Ich würde an deiner stelle mal überprüfen ob hibernate tatsächlich die query an den server schickt. Falls du zugriff auf die mysql datenbank hast würde ich da mal in den logs nachsehen. oder wenn man es etwas technischer will, den network traffic angucken


----------



## KSG9|sebastian (20. Mai 2007)

Autoreconnect angeschalten? Verwendung von ner Datasource? Würd ich dir empfehlen...

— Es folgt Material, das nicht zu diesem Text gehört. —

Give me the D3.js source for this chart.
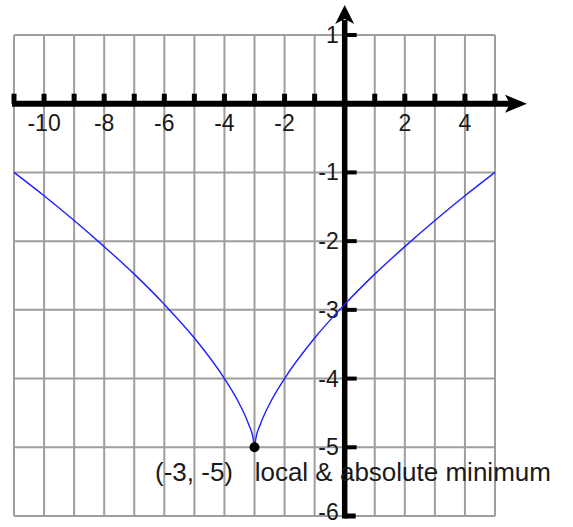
<!DOCTYPE html>
<html>
<head>
<meta charset="utf-8">
<script src="https://cdn.jsdelivr.net/npm/d3@7"></script>
<style>
    body { margin: 0; background: #fff; }
    text { font-family: Arial, "Liberation Sans", sans-serif; fill: #1a1a1a; }
</style>
</head>
<body>
<div id="graph"></div>
<script>
// curve, left and right branch of the cusp
var leftX = [-11, -10, -9, -8, -7, -6, -5, -4, -3.5, -3.2, -3.05, -3]
var leftY = [-1, -1.34, -1.7, -2.08, -2.48, -2.92, -3.41, -4, -4.37, -4.66, -4.86, -5]
var rightX = [-3, -2.95, -2.8, -2.5, -2, -1, 0, 1, 2, 3, 4, 5]
var rightY = [-5, -4.86, -4.66, -4.37, -4, -3.41, -2.92, -2.48, -2.08, -1.7, -1.34, -1]

var xTickLabels = [-10, -8, -6, -4, -2, 2, 4]
var yTickLabels = [1, -1, -2, -3, -4, -5, -6]
var minPoint = [-3, -5]
var minLabel = "(-3, -5)   local & absolute minimum"

var width = 573
var height = 527

var x = d3.scaleLinear().domain([-11, 5]).range([14, 495])
var y = d3.scaleLinear().domain([-6, 1]).range([516, 35])

var svg = d3.select("#graph")
    .append("svg")
    .attr("width", width)
    .attr("height", height)

// grid
svg.append("g")
    .selectAll("line")
    .data(d3.range(-11, 6))
    .enter()
    .append("line")
    .attr("x1", d => x(d)).attr("x2", d => x(d))
    .attr("y1", y(-6)).attr("y2", y(1))
    .attr("stroke", "#9e9e9e")
    .attr("stroke-width", 2)
svg.append("g")
    .selectAll("line")
    .data(d3.range(-6, 2))
    .enter()
    .append("line")
    .attr("y1", d => y(d)).attr("y2", d => y(d))
    .attr("x1", x(-11)).attr("x2", x(5))
    .attr("stroke", "#9e9e9e")
    .attr("stroke-width", 2)

// x axis with arrow
var x0 = x(0), y0 = y(0)
svg.append("line")
    .attr("x1", x(-11) - 2).attr("x2", 512)
    .attr("y1", y0).attr("y2", y0)
    .attr("stroke", "#000")
    .attr("stroke-width", 6)
svg.append("path")
    .attr("d", `M527,${y0} L505,${y0 - 9} L510,${y0} L505,${y0 + 9} Z`)
    .attr("fill", "#000")
svg.append("g")
    .selectAll("rect")
    .data(d3.range(-11, 6).filter(d => d != 0))
    .enter()
    .append("rect")
    .attr("x", d => x(d) - 2.5)
    .attr("y", y0 - 10)
    .attr("width", 5)
    .attr("height", 10)
    .attr("fill", "#000")

// y axis with arrow
svg.append("line")
    .attr("x1", x0).attr("x2", x0)
    .attr("y1", y(-6) + 2.5).attr("y2", 20)
    .attr("stroke", "#000")
    .attr("stroke-width", 5.5)
svg.append("path")
    .attr("d", `M${x0},5 L${x0 + 9.5},24 L${x0},19 L${x0 - 9.5},24 Z`)
    .attr("fill", "#000")
svg.append("g")
    .selectAll("rect")
    .data(d3.range(-6, 2).filter(d => d != 0))
    .enter()
    .append("rect")
    .attr("x", x0)
    .attr("y", d => y(d) - (d == -6 ? 2.5 : 2))
    .attr("width", d => d == -6 ? 11 : 12)
    .attr("height", d => d == -6 ? 5 : 4)
    .attr("fill", "#000")

// tick labels
svg.append("g")
    .selectAll("text")
    .data(xTickLabels)
    .enter()
    .append("text")
    .attr("x", d => x(d))
    .attr("y", 131)
    .attr("text-anchor", "middle")
    .attr("font-size", "23px")
    .text(d => d)
svg.append("g")
    .selectAll("text")
    .data(yTickLabels)
    .enter()
    .append("text")
    .attr("x", x0 - 6)
    .attr("y", d => y(d) + (d == -6 ? 4 : 8))
    .attr("text-anchor", "end")
    .attr("font-size", "23px")
    .text(d => d)

// curve
var line = d3.line()
    .x(d => x(d[0]))
    .y(d => y(d[1]))
    .curve(d3.curveMonotoneX)
svg.append("path")
    .datum(d3.zip(leftX, leftY))
    .attr("d", line)
    .attr("fill", "none")
    .attr("stroke", "#1f1fff")
    .attr("stroke-width", 1.4)
svg.append("path")
    .datum(d3.zip(rightX, rightY))
    .attr("d", line)
    .attr("fill", "none")
    .attr("stroke", "#1f1fff")
    .attr("stroke-width", 1.4)

// minimum point and its note
svg.append("circle")
    .attr("cx", x(minPoint[0]))
    .attr("cy", y(minPoint[1]))
    .attr("r", 5)
    .attr("fill", "#000")
svg.append("text")
    .attr("x", 155)
    .attr("y", 481)
    .attr("font-size", "26px")
    .style("white-space", "pre")
    .text(minLabel)
</script>
</body>
</html>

Ich kenn das Problem aus folgendem Context:

- Hibernate baut Verbindung auf
- Anwendung läuft
- 20Uhr, die Anwendung wird nichtmehr benutzt, Hibernate hält sich die Verbindung
- MySQL killt die Verbindung zwecks inaktivität
- Morgens 8Uhr kommt ne Exception weil die Verbindung "gekillt" wurde

Datasource verwenden, MySQL umkonfigurieren oder alle Stunde einen DB-Zugriff mit Hibernate simulieren


----------



## nero30 (3. Jun 2007)

falls es noch jemanden interessiert, hab die Lösung für meine Version des Problems gefunden.
Es liegt an dem mysql-Server und zwar an der Variable wait_timeout. Sie ist standardmässig auf 28800 Minuten
also 8 Stunden eingestellt. Deswegen kam die Exception bei mir immer morgens, wenn meine Anwendung die ganze 
Nacht nicht auf die DB zugegriffen hatte. Setzen der Variable auf einen höheren Wert hat das Problem beseitig.

Gruß


----------